__To do__. Extract word for word the lines of the listing from its start to the line holding "t.set_ha('right')", both ends kept; pictures are not part of the copy.

******

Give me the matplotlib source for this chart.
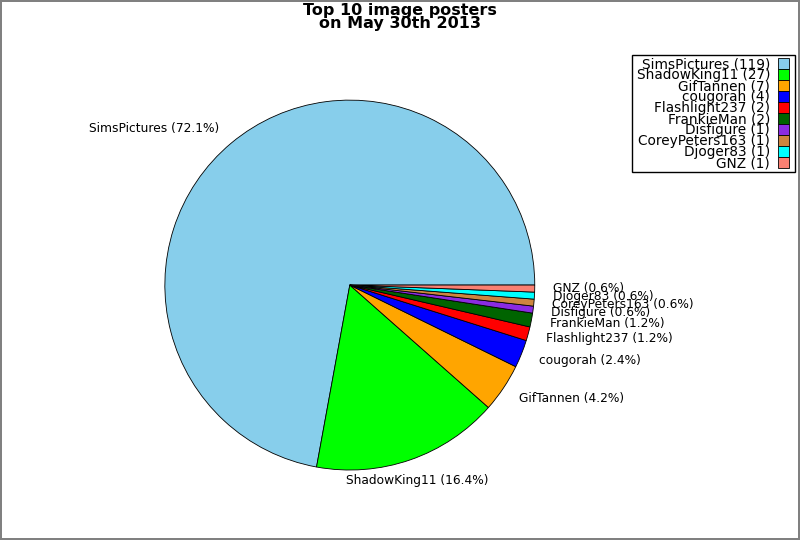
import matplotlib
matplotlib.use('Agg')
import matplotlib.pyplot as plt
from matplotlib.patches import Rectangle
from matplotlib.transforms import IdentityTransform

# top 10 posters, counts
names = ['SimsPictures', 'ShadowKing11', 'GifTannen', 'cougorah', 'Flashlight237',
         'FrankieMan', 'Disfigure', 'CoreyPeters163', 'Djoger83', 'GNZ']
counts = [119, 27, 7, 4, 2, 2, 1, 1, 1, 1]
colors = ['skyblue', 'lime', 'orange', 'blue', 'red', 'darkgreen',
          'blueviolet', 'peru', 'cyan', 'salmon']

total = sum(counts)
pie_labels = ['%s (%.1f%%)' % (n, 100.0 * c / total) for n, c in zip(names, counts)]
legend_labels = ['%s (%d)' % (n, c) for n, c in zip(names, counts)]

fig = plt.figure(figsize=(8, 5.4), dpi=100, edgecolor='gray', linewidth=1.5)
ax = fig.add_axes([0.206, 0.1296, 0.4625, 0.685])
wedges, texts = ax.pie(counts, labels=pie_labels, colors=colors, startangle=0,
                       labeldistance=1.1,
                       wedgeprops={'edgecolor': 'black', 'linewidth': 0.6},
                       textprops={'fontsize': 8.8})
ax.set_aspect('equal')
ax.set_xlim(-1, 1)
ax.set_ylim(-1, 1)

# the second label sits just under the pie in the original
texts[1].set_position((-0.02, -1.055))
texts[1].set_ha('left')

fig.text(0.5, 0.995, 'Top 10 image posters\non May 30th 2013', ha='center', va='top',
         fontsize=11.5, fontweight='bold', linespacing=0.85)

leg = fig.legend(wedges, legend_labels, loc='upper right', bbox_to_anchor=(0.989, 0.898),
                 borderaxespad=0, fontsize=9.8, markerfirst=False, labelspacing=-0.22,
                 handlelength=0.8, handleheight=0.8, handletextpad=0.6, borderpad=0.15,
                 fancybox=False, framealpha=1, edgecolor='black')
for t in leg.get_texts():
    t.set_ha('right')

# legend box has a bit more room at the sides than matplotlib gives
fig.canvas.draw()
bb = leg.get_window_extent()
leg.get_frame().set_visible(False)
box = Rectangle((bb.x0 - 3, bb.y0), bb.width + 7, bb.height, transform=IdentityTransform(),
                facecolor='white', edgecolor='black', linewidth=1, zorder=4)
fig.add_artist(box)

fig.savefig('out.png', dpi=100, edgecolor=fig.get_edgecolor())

******

__Output for this task__.
Give me the matplotlib source for this chart.
import matplotlib
matplotlib.use('Agg')
import matplotlib.pyplot as plt
from matplotlib.patches import Rectangle
from matplotlib.transforms import IdentityTransform

# top 10 posters, counts
names = ['SimsPictures', 'ShadowKing11', 'GifTannen', 'cougorah', 'Flashlight237',
         'FrankieMan', 'Disfigure', 'CoreyPeters163', 'Djoger83', 'GNZ']
counts = [119, 27, 7, 4, 2, 2, 1, 1, 1, 1]
colors = ['skyblue', 'lime', 'orange', 'blue', 'red', 'darkgreen',
          'blueviolet', 'peru', 'cyan', 'salmon']

total = sum(counts)
pie_labels = ['%s (%.1f%%)' % (n, 100.0 * c / total) for n, c in zip(names, counts)]
legend_labels = ['%s (%d)' % (n, c) for n, c in zip(names, counts)]

fig = plt.figure(figsize=(8, 5.4), dpi=100, edgecolor='gray', linewidth=1.5)
ax = fig.add_axes([0.206, 0.1296, 0.4625, 0.685])
wedges, texts = ax.pie(counts, labels=pie_labels, colors=colors, startangle=0,
                       labeldistance=1.1,
                       wedgeprops={'edgecolor': 'black', 'linewidth': 0.6},
                       textprops={'fontsize': 8.8})
ax.set_aspect('equal')
ax.set_xlim(-1, 1)
ax.set_ylim(-1, 1)

# the second label sits just under the pie in the original
texts[1].set_position((-0.02, -1.055))
texts[1].set_ha('left')

fig.text(0.5, 0.995, 'Top 10 image posters\non May 30th 2013', ha='center', va='top',
         fontsize=11.5, fontweight='bold', linespacing=0.85)

leg = fig.legend(wedges, legend_labels, loc='upper right', bbox_to_anchor=(0.989, 0.898),
                 borderaxespad=0, fontsize=9.8, markerfirst=False, labelspacing=-0.22,
                 handlelength=0.8, handleheight=0.8, handletextpad=0.6, borderpad=0.15,
                 fancybox=False, framealpha=1, edgecolor='black')
for t in leg.get_texts():
    t.set_ha('right')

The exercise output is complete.